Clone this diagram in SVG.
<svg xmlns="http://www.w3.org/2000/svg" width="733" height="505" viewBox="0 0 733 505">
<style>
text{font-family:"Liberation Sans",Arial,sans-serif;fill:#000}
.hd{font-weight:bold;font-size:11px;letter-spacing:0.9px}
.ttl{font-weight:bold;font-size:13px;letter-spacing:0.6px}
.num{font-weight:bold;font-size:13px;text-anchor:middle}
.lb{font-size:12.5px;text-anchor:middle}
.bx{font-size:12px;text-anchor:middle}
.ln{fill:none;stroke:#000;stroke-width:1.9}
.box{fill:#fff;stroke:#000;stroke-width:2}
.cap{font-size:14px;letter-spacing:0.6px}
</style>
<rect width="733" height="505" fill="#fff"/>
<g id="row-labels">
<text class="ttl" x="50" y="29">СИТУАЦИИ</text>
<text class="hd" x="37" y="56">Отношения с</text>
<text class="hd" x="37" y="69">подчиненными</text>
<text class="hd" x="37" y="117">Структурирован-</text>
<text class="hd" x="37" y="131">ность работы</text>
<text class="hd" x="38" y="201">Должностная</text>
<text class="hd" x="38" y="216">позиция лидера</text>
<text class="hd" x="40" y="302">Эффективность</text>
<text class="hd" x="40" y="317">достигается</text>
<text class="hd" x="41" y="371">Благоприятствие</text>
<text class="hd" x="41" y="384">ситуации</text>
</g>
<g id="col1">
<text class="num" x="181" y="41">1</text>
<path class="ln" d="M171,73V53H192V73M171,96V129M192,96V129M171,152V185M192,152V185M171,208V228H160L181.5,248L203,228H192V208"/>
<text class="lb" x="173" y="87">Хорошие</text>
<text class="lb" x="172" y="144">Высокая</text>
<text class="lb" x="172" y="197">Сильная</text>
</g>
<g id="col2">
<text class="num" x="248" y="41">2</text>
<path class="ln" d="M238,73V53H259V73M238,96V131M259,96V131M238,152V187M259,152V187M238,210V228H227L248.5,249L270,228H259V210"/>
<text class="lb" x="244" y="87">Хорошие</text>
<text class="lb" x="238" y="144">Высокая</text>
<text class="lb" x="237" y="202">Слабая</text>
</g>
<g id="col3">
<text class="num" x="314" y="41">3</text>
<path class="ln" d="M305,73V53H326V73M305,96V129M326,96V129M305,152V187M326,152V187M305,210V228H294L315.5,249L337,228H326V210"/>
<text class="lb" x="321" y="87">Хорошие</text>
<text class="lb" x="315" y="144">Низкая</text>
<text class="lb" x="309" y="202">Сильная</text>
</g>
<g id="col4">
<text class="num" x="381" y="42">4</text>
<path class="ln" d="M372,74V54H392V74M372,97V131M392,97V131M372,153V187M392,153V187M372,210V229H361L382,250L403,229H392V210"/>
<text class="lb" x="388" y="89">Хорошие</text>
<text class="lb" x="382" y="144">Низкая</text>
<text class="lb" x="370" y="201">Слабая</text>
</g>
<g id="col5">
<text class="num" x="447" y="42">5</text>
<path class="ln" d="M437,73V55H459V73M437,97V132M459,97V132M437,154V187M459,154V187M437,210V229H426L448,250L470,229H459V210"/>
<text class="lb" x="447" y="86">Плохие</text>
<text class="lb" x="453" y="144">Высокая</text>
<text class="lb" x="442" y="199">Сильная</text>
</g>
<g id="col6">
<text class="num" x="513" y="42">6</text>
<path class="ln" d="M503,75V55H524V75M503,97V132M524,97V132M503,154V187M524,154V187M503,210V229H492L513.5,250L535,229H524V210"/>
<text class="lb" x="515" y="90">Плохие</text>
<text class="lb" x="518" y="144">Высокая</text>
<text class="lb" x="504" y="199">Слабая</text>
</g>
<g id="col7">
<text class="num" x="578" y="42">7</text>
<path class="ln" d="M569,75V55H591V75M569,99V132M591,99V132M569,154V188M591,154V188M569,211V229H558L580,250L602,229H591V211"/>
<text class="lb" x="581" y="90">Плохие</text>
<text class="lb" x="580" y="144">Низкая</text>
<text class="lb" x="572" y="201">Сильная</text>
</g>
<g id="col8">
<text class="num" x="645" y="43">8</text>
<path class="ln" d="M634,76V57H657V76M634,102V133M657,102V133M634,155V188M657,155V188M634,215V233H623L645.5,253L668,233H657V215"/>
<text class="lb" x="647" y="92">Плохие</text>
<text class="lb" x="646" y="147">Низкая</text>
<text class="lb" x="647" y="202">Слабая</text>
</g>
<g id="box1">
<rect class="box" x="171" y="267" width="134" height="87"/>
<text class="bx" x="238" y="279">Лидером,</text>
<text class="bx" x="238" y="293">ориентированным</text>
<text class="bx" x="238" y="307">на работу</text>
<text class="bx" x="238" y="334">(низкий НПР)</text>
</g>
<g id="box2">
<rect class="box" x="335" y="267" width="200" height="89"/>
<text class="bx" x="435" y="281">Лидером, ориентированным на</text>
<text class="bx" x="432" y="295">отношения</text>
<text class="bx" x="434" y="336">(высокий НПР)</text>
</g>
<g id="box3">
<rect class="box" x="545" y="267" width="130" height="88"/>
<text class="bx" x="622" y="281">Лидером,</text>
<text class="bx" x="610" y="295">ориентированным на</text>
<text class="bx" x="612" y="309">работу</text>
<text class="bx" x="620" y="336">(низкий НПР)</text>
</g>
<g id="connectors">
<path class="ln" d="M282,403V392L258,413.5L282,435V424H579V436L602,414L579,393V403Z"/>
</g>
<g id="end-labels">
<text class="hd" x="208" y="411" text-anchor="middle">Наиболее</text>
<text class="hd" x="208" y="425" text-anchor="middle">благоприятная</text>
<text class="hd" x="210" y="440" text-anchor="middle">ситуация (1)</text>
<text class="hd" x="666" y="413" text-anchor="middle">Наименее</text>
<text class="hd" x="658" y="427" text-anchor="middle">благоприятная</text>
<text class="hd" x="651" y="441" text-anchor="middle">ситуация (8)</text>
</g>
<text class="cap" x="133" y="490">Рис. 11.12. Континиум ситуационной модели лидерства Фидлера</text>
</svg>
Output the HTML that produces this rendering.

--

### EXERCISE TASK
Restate all of the entries above precisely.

### PROBLEM SOLUTION
Clone this diagram in SVG.
<svg xmlns="http://www.w3.org/2000/svg" width="733" height="505" viewBox="0 0 733 505">
<style>
text{font-family:"Liberation Sans",Arial,sans-serif;fill:#000}
.hd{font-weight:bold;font-size:11px;letter-spacing:0.9px}
.ttl{font-weight:bold;font-size:13px;letter-spacing:0.6px}
.num{font-weight:bold;font-size:13px;text-anchor:middle}
.lb{font-size:12.5px;text-anchor:middle}
.bx{font-size:12px;text-anchor:middle}
.ln{fill:none;stroke:#000;stroke-width:1.9}
.box{fill:#fff;stroke:#000;stroke-width:2}
.cap{font-size:14px;letter-spacing:0.6px}
</style>
<rect width="733" height="505" fill="#fff"/>
<g id="row-labels">
<text class="ttl" x="50" y="29">СИТУАЦИИ</text>
<text class="hd" x="37" y="56">Отношения с</text>
<text class="hd" x="37" y="69">подчиненными</text>
<text class="hd" x="37" y="117">Структурирован-</text>
<text class="hd" x="37" y="131">ность работы</text>
<text class="hd" x="38" y="201">Должностная</text>
<text class="hd" x="38" y="216">позиция лидера</text>
<text class="hd" x="40" y="302">Эффективность</text>
<text class="hd" x="40" y="317">достигается</text>
<text class="hd" x="41" y="371">Благоприятствие</text>
<text class="hd" x="41" y="384">ситуации</text>
</g>
<g id="col1">
<text class="num" x="181" y="41">1</text>
<path class="ln" d="M171,73V53H192V73M171,96V129M192,96V129M171,152V185M192,152V185M171,208V228H160L181.5,248L203,228H192V208"/>
<text class="lb" x="173" y="87">Хорошие</text>
<text class="lb" x="172" y="144">Высокая</text>
<text class="lb" x="172" y="197">Сильная</text>
</g>
<g id="col2">
<text class="num" x="248" y="41">2</text>
<path class="ln" d="M238,73V53H259V73M238,96V131M259,96V131M238,152V187M259,152V187M238,210V228H227L248.5,249L270,228H259V210"/>
<text class="lb" x="244" y="87">Хорошие</text>
<text class="lb" x="238" y="144">Высокая</text>
<text class="lb" x="237" y="202">Слабая</text>
</g>
<g id="col3">
<text class="num" x="314" y="41">3</text>
<path class="ln" d="M305,73V53H326V73M305,96V129M326,96V129M305,152V187M326,152V187M305,210V228H294L315.5,249L337,228H326V210"/>
<text class="lb" x="321" y="87">Хорошие</text>
<text class="lb" x="315" y="144">Низкая</text>
<text class="lb" x="309" y="202">Сильная</text>
</g>
<g id="col4">
<text class="num" x="381" y="42">4</text>
<path class="ln" d="M372,74V54H392V74M372,97V131M392,97V131M372,153V187M392,153V187M372,210V229H361L382,250L403,229H392V210"/>
<text class="lb" x="388" y="89">Хорошие</text>
<text class="lb" x="382" y="144">Низкая</text>
<text class="lb" x="370" y="201">Слабая</text>
</g>
<g id="col5">
<text class="num" x="447" y="42">5</text>
<path class="ln" d="M437,73V55H459V73M437,97V132M459,97V132M437,154V187M459,154V187M437,210V229H426L448,250L470,229H459V210"/>
<text class="lb" x="447" y="86">Плохие</text>
<text class="lb" x="453" y="144">Высокая</text>
<text class="lb" x="442" y="199">Сильная</text>
</g>
<g id="col6">
<text class="num" x="513" y="42">6</text>
<path class="ln" d="M503,75V55H524V75M503,97V132M524,97V132M503,154V187M524,154V187M503,210V229H492L513.5,250L535,229H524V210"/>
<text class="lb" x="515" y="90">Плохие</text>
<text class="lb" x="518" y="144">Высокая</text>
<text class="lb" x="504" y="199">Слабая</text>
</g>
<g id="col7">
<text class="num" x="578" y="42">7</text>
<path class="ln" d="M569,75V55H591V75M569,99V132M591,99V132M569,154V188M591,154V188M569,211V229H558L580,250L602,229H591V211"/>
<text class="lb" x="581" y="90">Плохие</text>
<text class="lb" x="580" y="144">Низкая</text>
<text class="lb" x="572" y="201">Сильная</text>
</g>
<g id="col8">
<text class="num" x="645" y="43">8</text>
<path class="ln" d="M634,76V57H657V76M634,102V133M657,102V133M634,155V188M657,155V188M634,215V233H623L645.5,253L668,233H657V215"/>
<text class="lb" x="647" y="92">Плохие</text>
<text class="lb" x="646" y="147">Низкая</text>
<text class="lb" x="647" y="202">Слабая</text>
</g>
<g id="box1">
<rect class="box" x="171" y="267" width="134" height="87"/>
<text class="bx" x="238" y="279">Лидером,</text>
<text class="bx" x="238" y="293">ориентированным</text>
<text class="bx" x="238" y="307">на работу</text>
<text class="bx" x="238" y="334">(низкий НПР)</text>
</g>
<g id="box2">
<rect class="box" x="335" y="267" width="200" height="89"/>
<text class="bx" x="435" y="281">Лидером, ориентированным на</text>
<text class="bx" x="432" y="295">отношения</text>
<text class="bx" x="434" y="336">(высокий НПР)</text>
</g>
<g id="box3">
<rect class="box" x="545" y="267" width="130" height="88"/>
<text class="bx" x="622" y="281">Лидером,</text>
<text class="bx" x="610" y="295">ориентированным на</text>
<text class="bx" x="612" y="309">работу</text>
<text class="bx" x="620" y="336">(низкий НПР)</text>
</g>
<g id="connectors">
<path class="ln" d="M282,403V392L258,413.5L282,435V424H579V436L602,414L579,393V403Z"/>
</g>
<g id="end-labels">
<text class="hd" x="208" y="411" text-anchor="middle">Наиболее</text>
<text class="hd" x="208" y="425" text-anchor="middle">благоприятная</text>
<text class="hd" x="210" y="440" text-anchor="middle">ситуация (1)</text>
<text class="hd" x="666" y="413" text-anchor="middle">Наименее</text>
<text class="hd" x="658" y="427" text-anchor="middle">благоприятная</text>
<text class="hd" x="651" y="441" text-anchor="middle">ситуация (8)</text>
</g>
<text class="cap" x="133" y="490">Рис. 11.12. Континиум ситуационной модели лидерства Фидлера</text>
</svg>
Output the HTML that produces this rendering.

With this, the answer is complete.